All voices — black and white, religious and secular, gay and straight — belong in the public square in a pluralistic society, a Mormon apostle told a gathering of African-American church leaders this week.
"Our country has learned all too slowly, and forgets too easily, that we all do better when the voices of all minorities are given respect in our national dialogue," Quentin L. Cook said in an address this week at the Seymour Institute Seminar for Black Church and Policy Studies at Princeton University. "We stand to lose a great deal now if insights from religion are labeled as irrational and irrelevant in the public sphere and if individual believers are dismissed as bigots when they express deeply held beliefs about the social importance of institutions like traditional marriage."

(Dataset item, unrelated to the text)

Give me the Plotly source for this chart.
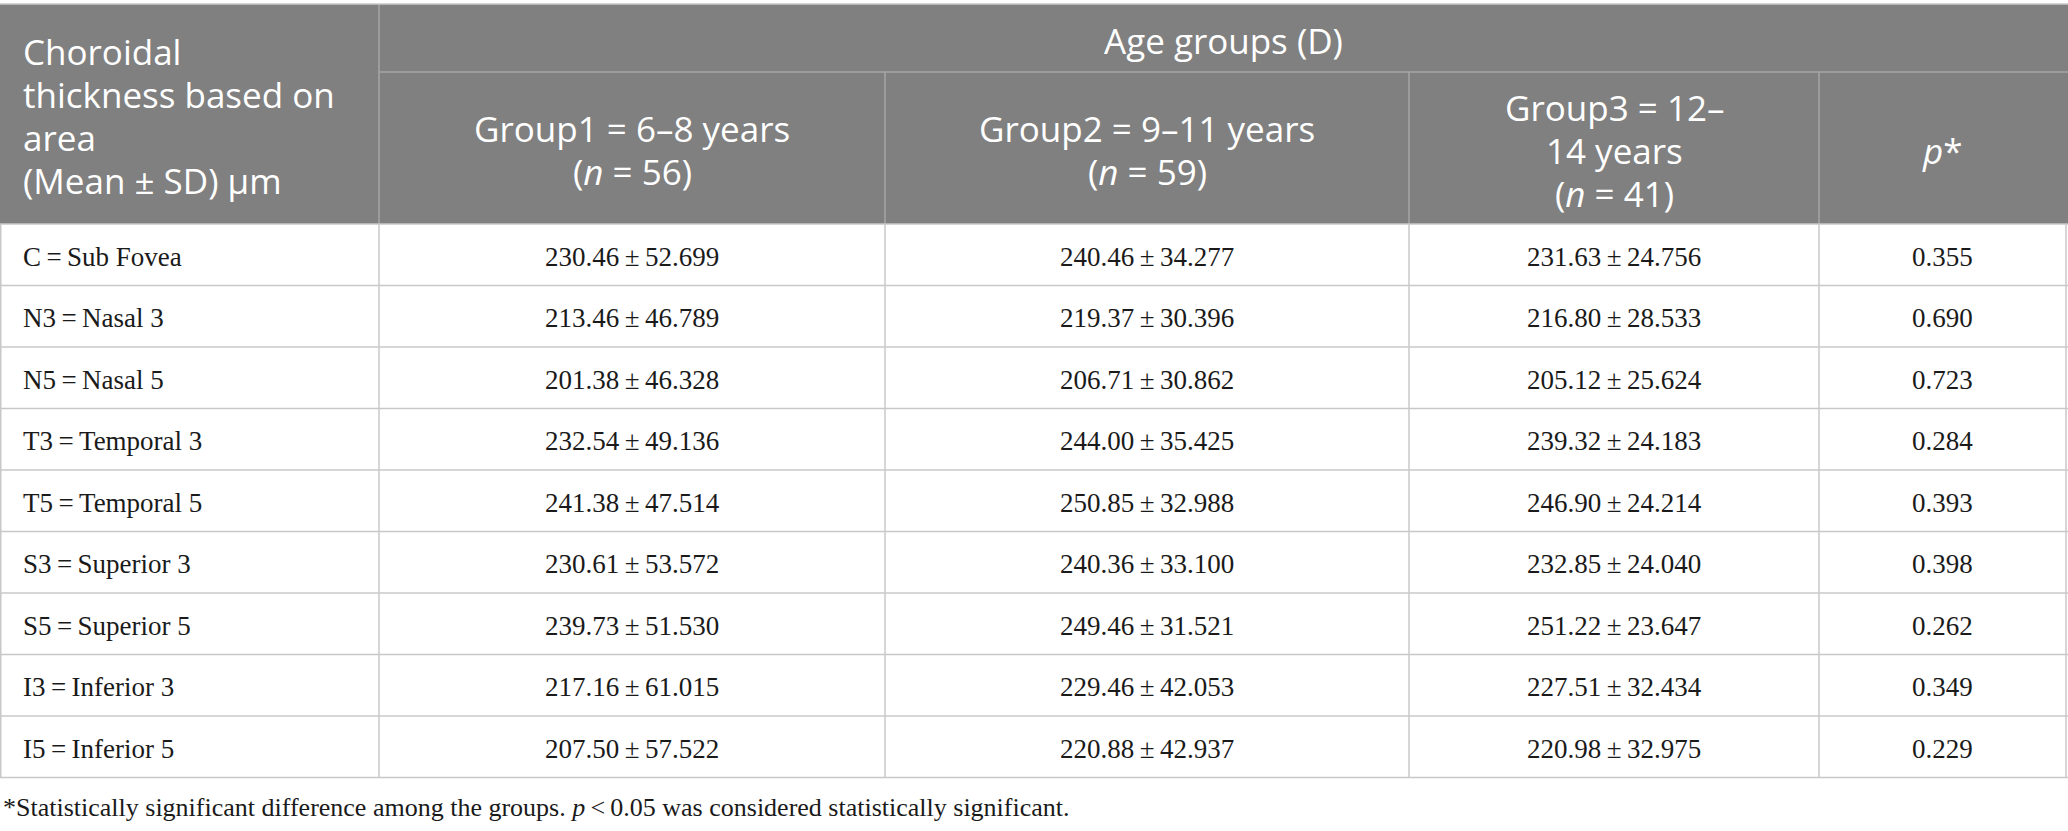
# ============================================================
# Choroidal thickness by area and age group - table
# ============================================================

import plotly.graph_objects as go

# -------------------------------
# 1. Data
# -------------------------------
area_codes = ["C", "N3", "N5", "T3", "T5", "S3", "S5", "I3", "I5"]
area_names = ["Sub Fovea", "Nasal 3", "Nasal 5", "Temporal 3", "Temporal 5",
              "Superior 3", "Superior 5", "Inferior 3", "Inferior 5"]

g1_mean = [230.46, 213.46, 201.38, 232.54, 241.38, 230.61, 239.73, 217.16, 207.50]
g1_sd = [52.699, 46.789, 46.328, 49.136, 47.514, 53.572, 51.530, 61.015, 57.522]

g2_mean = [240.46, 219.37, 206.71, 244.00, 250.85, 240.36, 249.46, 229.46, 220.88]
g2_sd = [34.277, 30.396, 30.862, 35.425, 32.988, 33.100, 31.521, 42.053, 42.937]

g3_mean = [231.63, 216.80, 205.12, 239.32, 246.90, 232.85, 251.22, 227.51, 220.98]
g3_sd = [24.756, 28.533, 25.624, 24.183, 24.214, 24.040, 23.647, 32.434, 32.975]

p_values = [0.355, 0.690, 0.723, 0.284, 0.393, 0.398, 0.262, 0.349, 0.229]

first_header = ["Choroidal", "thickness based on", "area", "(Mean ± SD) μm"]
span_header = "Age groups (D)"
group_headers = [
    ["Group1 = 6–8 years", "(<i>n</i> = 56)"],
    ["Group2 = 9–11 years", "(<i>n</i> = 59)"],
    ["Group3 = 12–", "14 years", "(<i>n</i> = 41)"],
    ["<i>p</i>*"],
]
footnote = ("*Statistically significant difference among the groups. "
            "<i>p</i>\u2009<\u20090.05 was considered statistically significant.")

# -------------------------------
# 2. Layout constants
# -------------------------------
W, H = 2068, 831
col_widths = [379, 506, 524, 410, 247]
top = 4
head1_h = 68
head2_h = 152
row_h = 61.5

col_edges = [0]
for w in col_widths:
    col_edges.append(col_edges[-1] + w)

head1_bottom = top + head1_h
head_bottom = head1_bottom + head2_h
row_edges = [head_bottom + i * row_h for i in range(len(area_codes) + 1)]
table_bottom = row_edges[-1]

HEAD_FILL = "#808080"
HEAD_LINE = "#a6a6a6"
BODY_LINE = "#c8c8c8"
TEXT = "#1a1a1a"
SANS = "Open Sans"
SERIF = "Liberation Serif"
HEAD_SIZE = 35
HEAD_STEP = 43
BODY_SIZE = 27
THIN = "\u2009"

# cell texts
body_cols = [
    [f"{c}{THIN}={THIN}{n}" for c, n in zip(area_codes, area_names)],
    [f"{m:.2f}{THIN}±{THIN}{s:.3f}" for m, s in zip(g1_mean, g1_sd)],
    [f"{m:.2f}{THIN}±{THIN}{s:.3f}" for m, s in zip(g2_mean, g2_sd)],
    [f"{m:.2f}{THIN}±{THIN}{s:.3f}" for m, s in zip(g3_mean, g3_sd)],
    [f"{p:.3f}" for p in p_values],
]

# -------------------------------
# 3. Shapes (fills + grid)
# -------------------------------
shapes = []
shapes.append(dict(type="rect", x0=0, x1=W, y0=top, y1=head_bottom,
                   fillcolor=HEAD_FILL, line=dict(width=0), layer="below"))

line_style = dict(color=HEAD_LINE, width=1.5)
shapes.append(dict(type="line", x0=col_edges[1], x1=W, y0=head1_bottom, y1=head1_bottom,
                   line=line_style))
shapes.append(dict(type="line", x0=col_edges[1], x1=col_edges[1], y0=top, y1=head_bottom,
                   line=line_style))
for x in col_edges[2:-1]:
    shapes.append(dict(type="line", x0=x, x1=x, y0=head1_bottom, y1=head_bottom,
                       line=line_style))
shapes.append(dict(type="line", x0=0, x1=W, y0=top, y1=top,
                   line=dict(color=BODY_LINE, width=1.5)))

body_line = dict(color=BODY_LINE, width=1.5)
for y in row_edges:
    shapes.append(dict(type="line", x0=0, x1=W, y0=y, y1=y, line=body_line))
for x in col_edges:
    xx = min(max(x, 0.75), W - 0.75)
    shapes.append(dict(type="line", x0=xx, x1=xx, y0=head_bottom, y1=table_bottom,
                       line=body_line))

# -------------------------------
# 4. Annotations (cell text)
# -------------------------------
annotations = []


def header_lines(lines, x, yc, anchor):
    # one annotation per line, so the line spacing can be set
    n = len(lines)
    for k, txt in enumerate(lines):
        annotations.append(dict(x=x, y=yc + (k - (n - 1) / 2) * HEAD_STEP, text=txt,
                                xanchor=anchor, yanchor="middle",
                                font=dict(family=SANS, size=HEAD_SIZE, color="white")))


header_lines(first_header, 21, (top + head_bottom) / 2 + 1.5, "left")
header_lines([span_header], (col_edges[1] + W) / 2, (top + head1_bottom) / 2 + 2, "center")
for j, lines in enumerate(group_headers):
    header_lines(lines, (col_edges[j + 1] + col_edges[j + 2]) / 2,
                 (head1_bottom + head_bottom) / 2 + 2, "center")

for j, col in enumerate(body_cols):
    for i, txt in enumerate(col):
        yc = (row_edges[i] + row_edges[i + 1]) / 2 + 2
        if j == 0:
            x, anchor = 21, "left"
        else:
            x, anchor = (col_edges[j] + col_edges[j + 1]) / 2, "center"
        annotations.append(dict(x=x, y=yc, text=txt, xanchor=anchor, yanchor="middle",
                                font=dict(family=SERIF, size=BODY_SIZE, color=TEXT)))

annotations.append(dict(x=1, y=table_bottom + 30, text=footnote, xanchor="left",
                        yanchor="middle",
                        font=dict(family=SERIF, size=26, color=TEXT)))

for a in annotations:
    a.update(xref="x", yref="y", showarrow=False)

# -------------------------------
# 5. Figure
# -------------------------------
fig = go.Figure()
fig.update_layout(
    width=W, height=H,
    margin=dict(l=0, r=0, t=0, b=0),
    paper_bgcolor="white", plot_bgcolor="white",
    xaxis=dict(range=[0, W], visible=False, fixedrange=True),
    yaxis=dict(range=[H, 0], visible=False, fixedrange=True),
    shapes=shapes,
    annotations=annotations,
    showlegend=False,
)

# drop the default 8 px page margin so the table sits at the window edge
fig.write_html("out.html", config={"displayModeBar": False},
               post_script="document.body.style.margin = '0';")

Fairness for all, Cook said, requires that "no one should face a threat to their very existence. All should affirmatively recognize that everyone is entitled to protection for their core freedoms and interests. Everyone should be realistic and sensible. There should be more tolerance — not everything is core."
A fairness policy would allow people of faith and their respective religions to worship, practice their beliefs and express them "openly without fear of retaliation or ostracism," he said. Such believers would be free from occupational, educational, professional and social discrimination due to their religious thinking. It would be acceptable for faiths to "establish doctrines, ceremonies, and requirements for membership, including ecclesiastical office and employment."

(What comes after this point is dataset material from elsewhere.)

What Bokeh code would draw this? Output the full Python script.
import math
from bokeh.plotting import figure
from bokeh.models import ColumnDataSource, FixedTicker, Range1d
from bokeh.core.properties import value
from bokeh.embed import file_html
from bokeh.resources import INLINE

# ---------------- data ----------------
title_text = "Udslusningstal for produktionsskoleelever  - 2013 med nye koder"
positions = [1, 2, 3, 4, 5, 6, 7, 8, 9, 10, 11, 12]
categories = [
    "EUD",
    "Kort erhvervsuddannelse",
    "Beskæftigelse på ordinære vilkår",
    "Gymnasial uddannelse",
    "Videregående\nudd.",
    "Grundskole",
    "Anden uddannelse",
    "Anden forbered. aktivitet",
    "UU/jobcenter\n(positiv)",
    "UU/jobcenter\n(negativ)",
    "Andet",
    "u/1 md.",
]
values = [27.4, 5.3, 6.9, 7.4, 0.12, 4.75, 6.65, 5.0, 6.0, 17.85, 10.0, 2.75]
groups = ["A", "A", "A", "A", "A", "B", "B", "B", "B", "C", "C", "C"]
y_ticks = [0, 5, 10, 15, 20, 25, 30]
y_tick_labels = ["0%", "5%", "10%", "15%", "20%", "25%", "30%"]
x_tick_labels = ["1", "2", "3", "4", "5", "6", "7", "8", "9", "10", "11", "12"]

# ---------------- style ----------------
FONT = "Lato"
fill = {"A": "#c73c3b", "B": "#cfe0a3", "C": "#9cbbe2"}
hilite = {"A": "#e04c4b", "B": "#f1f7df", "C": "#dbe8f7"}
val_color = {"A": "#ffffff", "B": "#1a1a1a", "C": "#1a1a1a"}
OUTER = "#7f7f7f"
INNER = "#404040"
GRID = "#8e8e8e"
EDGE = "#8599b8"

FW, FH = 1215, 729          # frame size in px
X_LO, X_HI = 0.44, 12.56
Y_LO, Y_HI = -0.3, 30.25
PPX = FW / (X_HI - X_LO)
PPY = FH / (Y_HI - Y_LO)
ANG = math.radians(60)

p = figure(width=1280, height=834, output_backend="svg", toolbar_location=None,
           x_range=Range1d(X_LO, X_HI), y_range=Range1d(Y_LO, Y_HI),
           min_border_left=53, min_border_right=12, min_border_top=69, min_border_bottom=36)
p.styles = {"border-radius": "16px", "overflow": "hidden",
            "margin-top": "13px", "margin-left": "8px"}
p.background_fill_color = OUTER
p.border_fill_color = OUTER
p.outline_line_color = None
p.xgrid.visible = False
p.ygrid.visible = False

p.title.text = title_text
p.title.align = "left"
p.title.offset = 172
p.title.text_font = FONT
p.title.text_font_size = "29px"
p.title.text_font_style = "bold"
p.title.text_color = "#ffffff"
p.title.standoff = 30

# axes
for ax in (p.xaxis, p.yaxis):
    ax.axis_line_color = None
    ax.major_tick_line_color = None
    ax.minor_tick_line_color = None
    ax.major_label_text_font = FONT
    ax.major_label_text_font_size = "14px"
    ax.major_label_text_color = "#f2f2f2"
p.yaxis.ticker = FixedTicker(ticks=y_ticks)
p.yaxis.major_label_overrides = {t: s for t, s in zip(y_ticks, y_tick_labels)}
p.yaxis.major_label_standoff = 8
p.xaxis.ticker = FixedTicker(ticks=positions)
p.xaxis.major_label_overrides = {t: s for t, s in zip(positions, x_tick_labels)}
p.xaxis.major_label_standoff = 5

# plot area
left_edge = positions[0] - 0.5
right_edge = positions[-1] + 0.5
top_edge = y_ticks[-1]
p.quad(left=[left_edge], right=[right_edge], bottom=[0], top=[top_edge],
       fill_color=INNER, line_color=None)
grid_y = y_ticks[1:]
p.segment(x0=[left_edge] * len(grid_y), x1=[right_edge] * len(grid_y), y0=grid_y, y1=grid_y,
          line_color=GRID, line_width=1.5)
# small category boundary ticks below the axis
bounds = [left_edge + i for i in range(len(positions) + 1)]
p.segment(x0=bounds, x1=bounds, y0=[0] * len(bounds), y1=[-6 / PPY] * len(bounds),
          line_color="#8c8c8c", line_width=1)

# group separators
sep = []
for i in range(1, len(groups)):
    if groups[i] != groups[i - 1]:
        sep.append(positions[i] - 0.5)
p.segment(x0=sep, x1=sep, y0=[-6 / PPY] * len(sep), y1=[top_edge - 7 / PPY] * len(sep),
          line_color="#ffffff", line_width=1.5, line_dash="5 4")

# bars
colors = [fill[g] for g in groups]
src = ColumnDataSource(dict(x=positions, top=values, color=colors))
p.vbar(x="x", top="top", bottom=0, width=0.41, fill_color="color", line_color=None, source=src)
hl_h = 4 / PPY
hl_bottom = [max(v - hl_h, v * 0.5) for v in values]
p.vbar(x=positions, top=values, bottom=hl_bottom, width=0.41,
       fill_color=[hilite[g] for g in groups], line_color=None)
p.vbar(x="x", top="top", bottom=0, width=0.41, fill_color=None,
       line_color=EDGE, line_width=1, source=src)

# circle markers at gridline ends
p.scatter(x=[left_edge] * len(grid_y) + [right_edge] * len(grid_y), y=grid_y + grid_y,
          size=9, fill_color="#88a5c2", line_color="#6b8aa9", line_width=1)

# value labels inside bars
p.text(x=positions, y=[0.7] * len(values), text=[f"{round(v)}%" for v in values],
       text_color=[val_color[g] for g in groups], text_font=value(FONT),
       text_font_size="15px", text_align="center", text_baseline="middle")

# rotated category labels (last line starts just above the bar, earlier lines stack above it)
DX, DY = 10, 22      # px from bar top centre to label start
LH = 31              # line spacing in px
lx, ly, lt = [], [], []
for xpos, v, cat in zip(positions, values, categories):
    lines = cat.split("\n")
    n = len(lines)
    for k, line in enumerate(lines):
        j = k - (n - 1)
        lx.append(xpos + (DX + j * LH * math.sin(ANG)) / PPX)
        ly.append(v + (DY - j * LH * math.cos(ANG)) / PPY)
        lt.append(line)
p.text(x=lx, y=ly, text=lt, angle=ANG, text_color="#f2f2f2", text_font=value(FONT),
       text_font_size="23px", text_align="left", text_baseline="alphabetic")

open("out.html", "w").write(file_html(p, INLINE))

Equally important, Cook continued, a fairness banner would allow lesbian, gay, bisexual and transgender persons "to speak out, petition government, to assemble and interact ... [and] live the lifestyle they choose openly without fear of retaliation or ostracism." They would also be "free from discrimination in employment, housing and traditional places of public accommodation."

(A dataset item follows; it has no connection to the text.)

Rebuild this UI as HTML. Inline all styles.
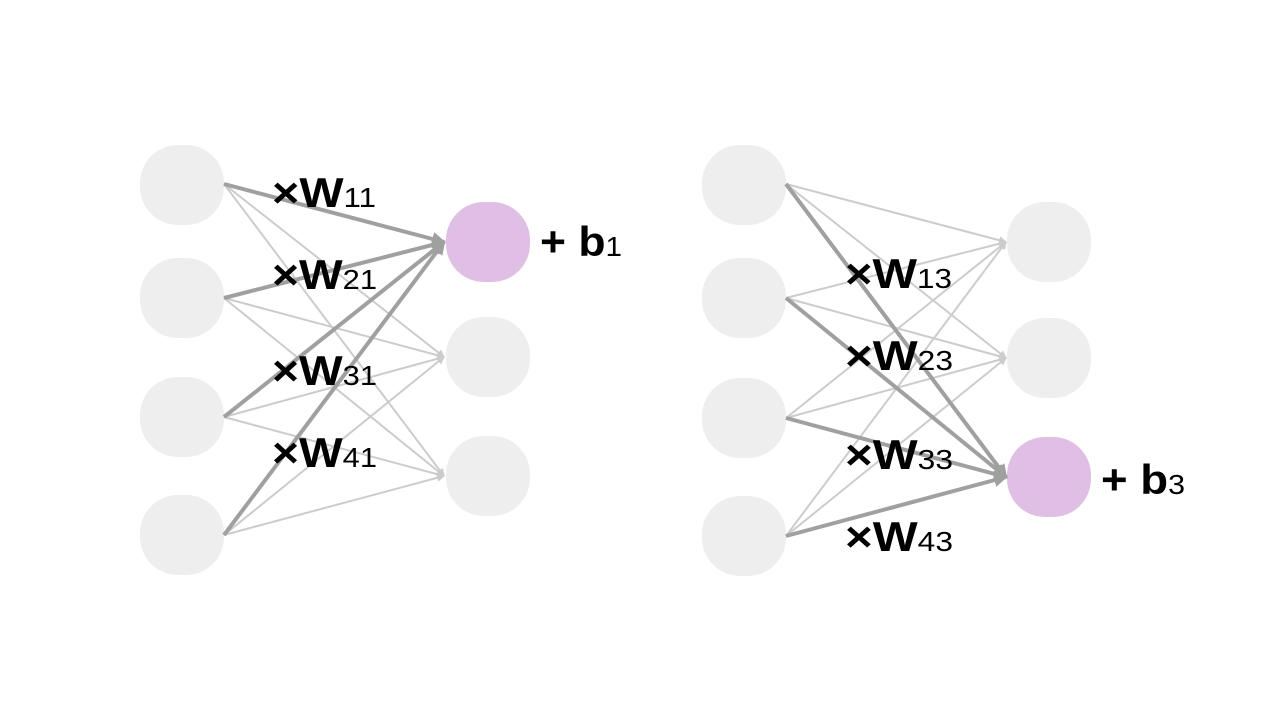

In 2015, The Church of Jesus Christ of Latter-day Saints successfully lobbied the Utah Legislature to adopt a landmark measure that protects LGBT individuals from housing and workplace discrimination while also safeguarding some religious liberties.
"Even when the issues are complex and emotionally charged," Cook said, "we believe that productive dialogue is possible when all involved acknowledge that the other's freedoms deserve protection."
After acknowledging that there is no analogue for how blacks have been treated in the United States from slavery to the present, Cook went on describe early Mormon persecution at the hands of their neighbors in Missouri in the 1830s.
He told of harassment, theft, loss of property, tensions, mobs, murders — notably the killing of at least 17 Mormon men and boys at Hawn's Mill — and finally a governmental order to drive the Latter-day Saints out of the state or "exterminate" them.
"Persecution taught the early Latter-day Saints the importance of protecting religious liberty," Cook said, "and of preserving the dignity of each individual in their own choices."
The Mormon apostle did not mention in his speech that the LDS Church banned black boys and men from its all-male priesthood and girls and women from participating in temple rituals from the mid-19th century until 1978, when leaders lifted the prohibition.
Cook did praise the African-American attendees for their role in defense of religious liberty.
"As I have studied the efforts of the Seymour Institute — and, more broadly, the critical role of historically black churches and the remarkable faith leaders who have and do now preside over these congregations, I have been impressed by your willingness to stand up where others have stepped aside," he said. "There is no group of leaders who are more effective in communicating your mission and your message both to your congregations and also to the nation."
Other speakers discussed the role of black churches in the public arena.
"We must do all we can to defend those whose lives are under threat because of their faith, and we must defend those who suffer while they embrace even atheism because as it is our right to believe in God, it is their right not to believe," Charles E. Blake, presiding bishop of the Church of God in Christ in Los Angeles, said in a news release. "Whether Christian or Muslim or atheist, we enrich the society when we are free to act in accordance with our conscience."
In a private meeting, Blake commended Cook and the Latter-day Saints for "your strong, principled position that you are taking on these issues and on the matter of freedom of religion. It is integral to the survival of what we do that we be free to pursue it."